Sinn has received a wide range of other awards and prizes, including the Europe Prize by the University of Maastricht (2008), the Bavarian Maximilian Order for Science and Art (2008), the Gustav Stolper Prize of the Verein für Socialpolitik (2008), the State Medal for Special Services to the Bavarian Economy (2012), and the Ludwig Erhard Prize of the Ludwig Erhard Foundation. He is also holder of the Cross of the Order of Merit of the Federal Republic of Germany and of the 1st Class Cross of the Federal Republic of Germany.
Sinn was appointed a full professor at the Ludwig Maximilian University of Munich in 1984 initially as Professor of Economics and Actuarial Science for ten years, and subsequently as Professor of Economics and Public Finance at the Economics faculty until his retirement in March 2016. He had previously been a Professor at the University of Western Ontario (Canada) for two years. He has accepted guest professorships at the London School of Economics, as well as the Universities of Bergen, Stanford, Princeton and Jerusalem. He is the only German to date to have given the Yrjö Jahnsson Lectures in Helsinki and the Tinbergen Lectures in Amsterdam. Since 1988 Sinn has been a Fellow of the National Bureau of Economic Research, Cambridge (USA). From 1997 to 2000 he was Chairman of the German Economic Association (Verein für Socialpolitik) and from 2006 to 2009 he was President of the International Institute of Public Finance (IIPF), the world association of public finance experts.

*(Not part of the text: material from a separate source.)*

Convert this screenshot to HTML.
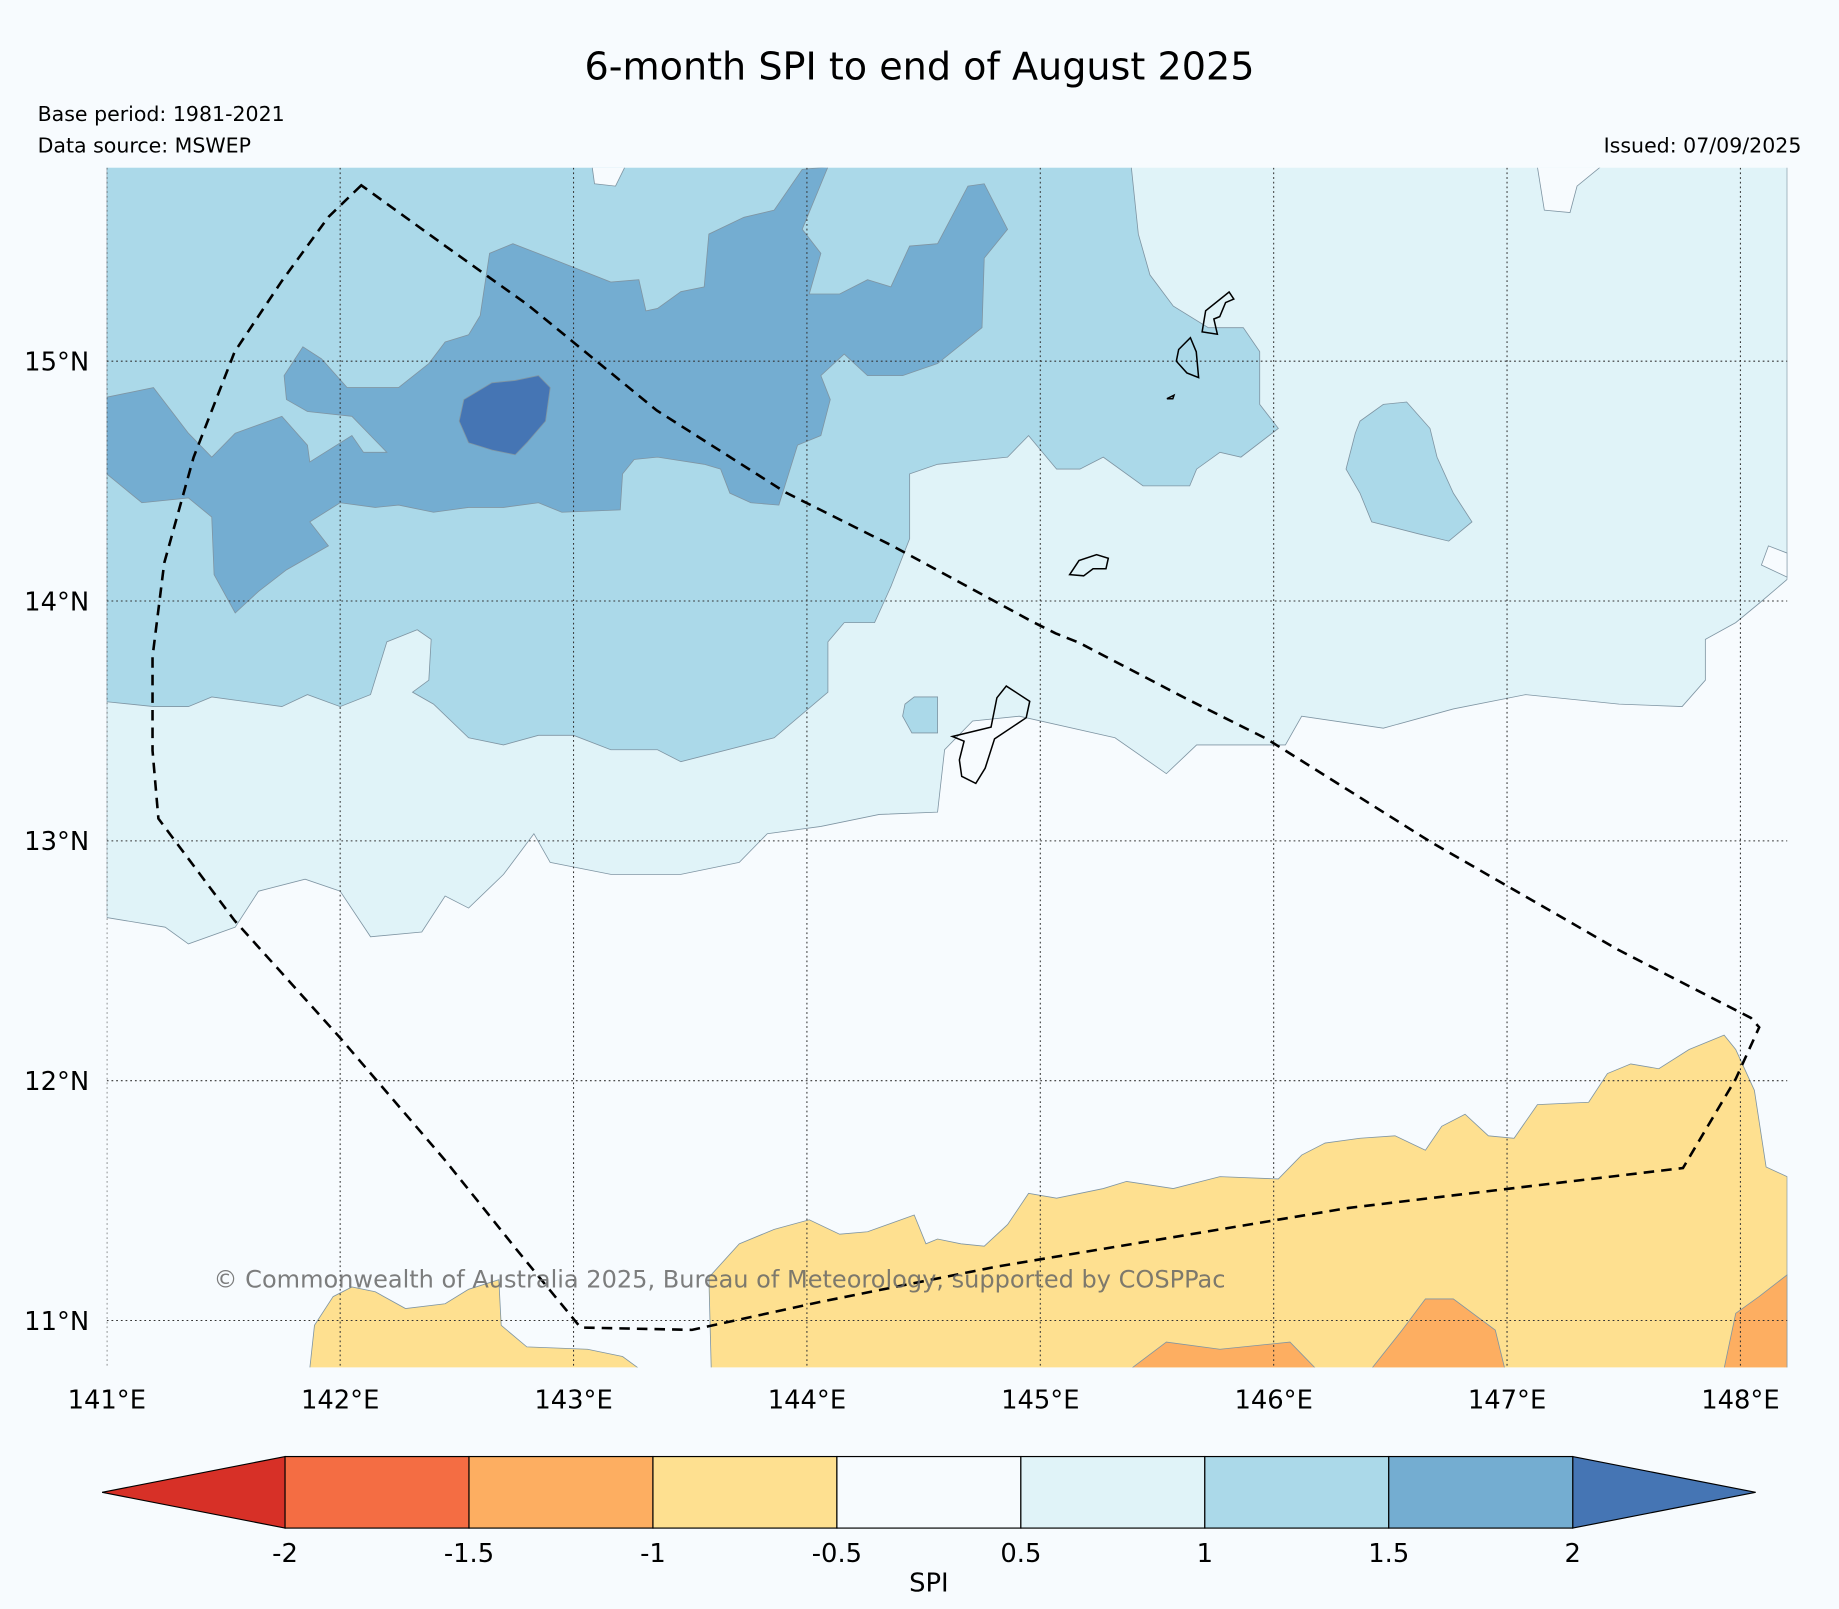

Since 1989 Sinn has been a member of the Scientific Council of Germany's Federal Ministry for Economic Affairs and Energy. He is also a member of the Bavarian Academy of Sciences (historical-philosophical category), the European Academy of Sciences, and Leopoldina (the German Academy of Natural Scientists). He is a corresponding member of the North-Rhine Westphalian Academy of Sciences and of the Austrian Academy of Sciences (philosophical-historical category). Since 2020, Sinn has also been Head of the Regulatory Committee of the Bavarian Economic Council (WBU).
Research Areas
Sinn is seen as a generalist in economics. His main areas of research cover the topics of taxes, regulation, the labour market, the environment, growth and exhaustible resources, foreign trade, banks, insurance and risk, climate and energy, demography and social insurance, macro-economics, systems competition and systems transformation. His research results have been published in the American Economic Review, the Journal of Public Economics and the Quarterly Journal of Economics, amongst many others. More
Research Output
Hans-Werner Sinn has one of the highest research outputs among German-speaking economists. According to a study of citations by other scientists conducted by Ursprung and Zimmer in 2007, Sinn ranked second (all publications with proportionate weighting according to the number of authors) to Nobel laureate Reinhard Selten. For years, Sinn has consistently topped the ranking of research economists at German institutions featured in the RePEc research database that charts the number of citations by other academics. In the Handelsblatt Ranking of Economists for 2013, which is only based on output in journals and does not include citations and books, Sinn ranked 8th. In 2015 Sinn was awarded the “German teaching professor of the year” distinction by the Deutsche Hochschulverband (German Association of University Professors and Lecturers). He is the first economist to be awarded such distinction.
Public Influence
For the British newspaper The Independent, Sinn’s research into the European payment system made him one of the ten most important people who changed the world in 2011. He ranked top of the WirtschaftsWoche’s list of “Most Important Economists” and was the only German to feature in Bloomberg’s ranking of the top 50 personalities in business worldwide in 2012. According to a survey conducted by the magazine Cicero ("Die Liste der 500", December 2016), which listed the top 500 German intellectuals, Sinn ranked 4th. In a survey of German Bundestag members and federal ministry staff published by the Frankfurter Allgemeine Zeitung (FAZ) in 2013, Sinn ranked top in Germany as a response to the question “Which economist’s advice or publications do you find most valuable to your work?” The FAZ's ranking of economists named him "Germany's most influential economist of 2014", arguing that "no other economics researcher in Germany has such a high profile in the media and politics and is also active in research." He also topped the ranking in 2015. Sinn featured in the worldwide list of the Top 100 Thought Leaders for his work on the bazaar economy.